• Direction:
Omit the pictures and print exactly the lines of the listing below, starting at the first and ending at the line containing "(0,0) rectangle (871,352);".

— START OF Data records —

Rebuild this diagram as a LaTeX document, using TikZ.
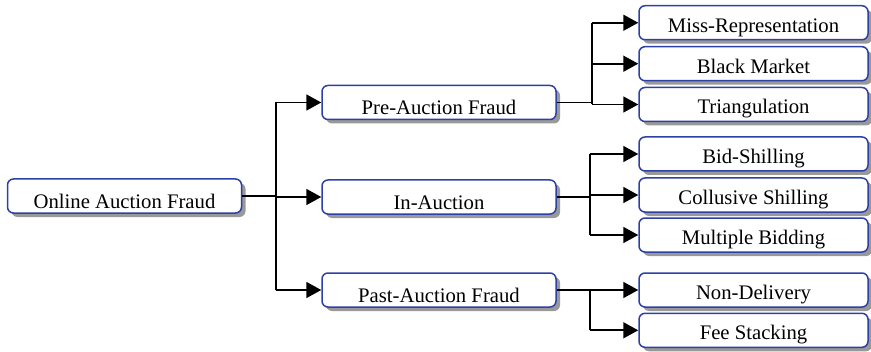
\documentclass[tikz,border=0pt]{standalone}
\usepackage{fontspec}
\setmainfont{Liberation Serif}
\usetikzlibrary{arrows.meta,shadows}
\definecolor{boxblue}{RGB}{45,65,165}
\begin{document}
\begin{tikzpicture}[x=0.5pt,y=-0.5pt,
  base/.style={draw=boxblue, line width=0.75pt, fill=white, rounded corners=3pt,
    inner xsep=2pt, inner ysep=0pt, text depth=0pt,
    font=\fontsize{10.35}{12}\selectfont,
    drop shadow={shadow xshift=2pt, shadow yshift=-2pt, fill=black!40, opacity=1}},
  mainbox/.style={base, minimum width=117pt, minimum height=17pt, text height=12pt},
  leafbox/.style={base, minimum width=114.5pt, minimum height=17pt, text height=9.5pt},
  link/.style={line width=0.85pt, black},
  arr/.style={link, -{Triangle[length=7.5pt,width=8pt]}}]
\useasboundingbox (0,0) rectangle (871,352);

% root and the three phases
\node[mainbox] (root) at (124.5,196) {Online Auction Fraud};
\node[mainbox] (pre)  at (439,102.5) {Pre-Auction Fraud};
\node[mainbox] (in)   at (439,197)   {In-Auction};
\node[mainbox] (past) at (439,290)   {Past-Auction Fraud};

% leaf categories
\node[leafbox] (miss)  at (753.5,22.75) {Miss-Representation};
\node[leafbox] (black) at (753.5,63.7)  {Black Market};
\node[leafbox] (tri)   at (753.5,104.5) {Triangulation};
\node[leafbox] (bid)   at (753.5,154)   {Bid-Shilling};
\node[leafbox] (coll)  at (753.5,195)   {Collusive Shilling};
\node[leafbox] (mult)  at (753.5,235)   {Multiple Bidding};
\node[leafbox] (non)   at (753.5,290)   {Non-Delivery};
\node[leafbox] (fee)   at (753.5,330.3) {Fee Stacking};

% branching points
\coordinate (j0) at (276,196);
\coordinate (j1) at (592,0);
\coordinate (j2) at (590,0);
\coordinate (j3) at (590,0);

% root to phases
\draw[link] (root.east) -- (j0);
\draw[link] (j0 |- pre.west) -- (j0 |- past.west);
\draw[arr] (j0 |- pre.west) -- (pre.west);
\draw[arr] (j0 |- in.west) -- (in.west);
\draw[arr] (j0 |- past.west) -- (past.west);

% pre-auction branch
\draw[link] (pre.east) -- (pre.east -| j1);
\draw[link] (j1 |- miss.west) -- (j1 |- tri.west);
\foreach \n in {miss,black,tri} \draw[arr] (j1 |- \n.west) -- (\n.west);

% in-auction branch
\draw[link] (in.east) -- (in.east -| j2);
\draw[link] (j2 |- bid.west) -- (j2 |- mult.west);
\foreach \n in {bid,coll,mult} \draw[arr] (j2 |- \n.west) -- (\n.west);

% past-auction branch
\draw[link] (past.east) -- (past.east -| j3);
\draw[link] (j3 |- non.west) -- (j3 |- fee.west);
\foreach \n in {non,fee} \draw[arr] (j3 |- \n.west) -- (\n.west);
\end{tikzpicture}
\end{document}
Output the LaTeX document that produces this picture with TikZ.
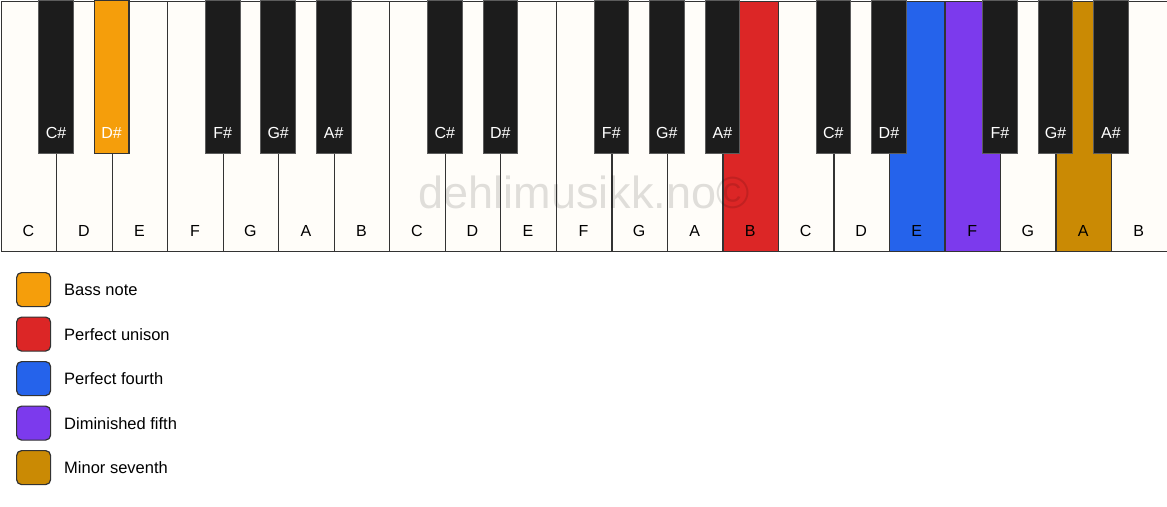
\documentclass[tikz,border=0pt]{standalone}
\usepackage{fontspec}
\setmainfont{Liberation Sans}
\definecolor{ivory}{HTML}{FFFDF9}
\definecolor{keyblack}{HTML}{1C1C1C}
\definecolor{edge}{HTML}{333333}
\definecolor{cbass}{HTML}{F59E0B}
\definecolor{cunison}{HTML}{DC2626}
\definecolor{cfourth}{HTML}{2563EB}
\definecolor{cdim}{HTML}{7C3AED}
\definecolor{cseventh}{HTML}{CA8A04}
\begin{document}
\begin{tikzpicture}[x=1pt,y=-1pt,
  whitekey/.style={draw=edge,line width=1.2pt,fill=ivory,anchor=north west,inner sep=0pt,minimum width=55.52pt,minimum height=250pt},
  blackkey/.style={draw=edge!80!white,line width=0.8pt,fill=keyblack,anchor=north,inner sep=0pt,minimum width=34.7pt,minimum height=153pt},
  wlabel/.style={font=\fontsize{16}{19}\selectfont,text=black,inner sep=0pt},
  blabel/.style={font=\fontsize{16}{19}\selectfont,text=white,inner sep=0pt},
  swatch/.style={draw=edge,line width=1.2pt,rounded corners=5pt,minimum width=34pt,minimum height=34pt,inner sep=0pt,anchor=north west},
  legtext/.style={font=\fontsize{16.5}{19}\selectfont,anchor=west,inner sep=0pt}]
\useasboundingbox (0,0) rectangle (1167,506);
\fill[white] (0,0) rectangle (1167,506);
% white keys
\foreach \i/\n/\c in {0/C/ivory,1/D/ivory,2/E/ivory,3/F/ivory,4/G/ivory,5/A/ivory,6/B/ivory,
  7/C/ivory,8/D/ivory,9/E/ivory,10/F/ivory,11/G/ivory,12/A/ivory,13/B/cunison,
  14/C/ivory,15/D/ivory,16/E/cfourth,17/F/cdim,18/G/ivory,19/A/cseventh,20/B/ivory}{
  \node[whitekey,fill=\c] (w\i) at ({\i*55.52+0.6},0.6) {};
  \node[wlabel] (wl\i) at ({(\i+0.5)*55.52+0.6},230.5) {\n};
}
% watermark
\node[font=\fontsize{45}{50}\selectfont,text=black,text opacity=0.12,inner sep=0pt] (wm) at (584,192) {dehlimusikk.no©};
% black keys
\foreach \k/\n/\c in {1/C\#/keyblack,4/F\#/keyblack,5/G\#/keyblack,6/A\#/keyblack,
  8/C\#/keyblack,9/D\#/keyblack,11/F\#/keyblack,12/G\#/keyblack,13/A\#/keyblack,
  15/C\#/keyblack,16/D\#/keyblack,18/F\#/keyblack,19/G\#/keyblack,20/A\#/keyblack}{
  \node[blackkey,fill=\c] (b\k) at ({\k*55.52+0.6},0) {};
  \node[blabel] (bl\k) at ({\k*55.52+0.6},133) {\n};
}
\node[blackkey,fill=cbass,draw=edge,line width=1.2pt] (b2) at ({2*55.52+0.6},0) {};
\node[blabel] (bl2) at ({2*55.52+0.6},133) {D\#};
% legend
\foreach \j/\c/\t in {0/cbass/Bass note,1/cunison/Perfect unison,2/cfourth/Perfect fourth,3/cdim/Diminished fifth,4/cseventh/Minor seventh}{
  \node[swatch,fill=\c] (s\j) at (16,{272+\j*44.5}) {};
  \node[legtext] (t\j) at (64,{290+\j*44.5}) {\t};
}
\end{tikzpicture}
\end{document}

— END OF Data records —

• Correct result:
Rebuild this diagram as a LaTeX document, using TikZ.
\documentclass[tikz,border=0pt]{standalone}
\usepackage{fontspec}
\setmainfont{Liberation Serif}
\usetikzlibrary{arrows.meta,shadows}
\definecolor{boxblue}{RGB}{45,65,165}
\begin{document}
\begin{tikzpicture}[x=0.5pt,y=-0.5pt,
  base/.style={draw=boxblue, line width=0.75pt, fill=white, rounded corners=3pt,
    inner xsep=2pt, inner ysep=0pt, text depth=0pt,
    font=\fontsize{10.35}{12}\selectfont,
    drop shadow={shadow xshift=2pt, shadow yshift=-2pt, fill=black!40, opacity=1}},
  mainbox/.style={base, minimum width=117pt, minimum height=17pt, text height=12pt},
  leafbox/.style={base, minimum width=114.5pt, minimum height=17pt, text height=9.5pt},
  link/.style={line width=0.85pt, black},
  arr/.style={link, -{Triangle[length=7.5pt,width=8pt]}}]
\useasboundingbox (0,0) rectangle (871,352);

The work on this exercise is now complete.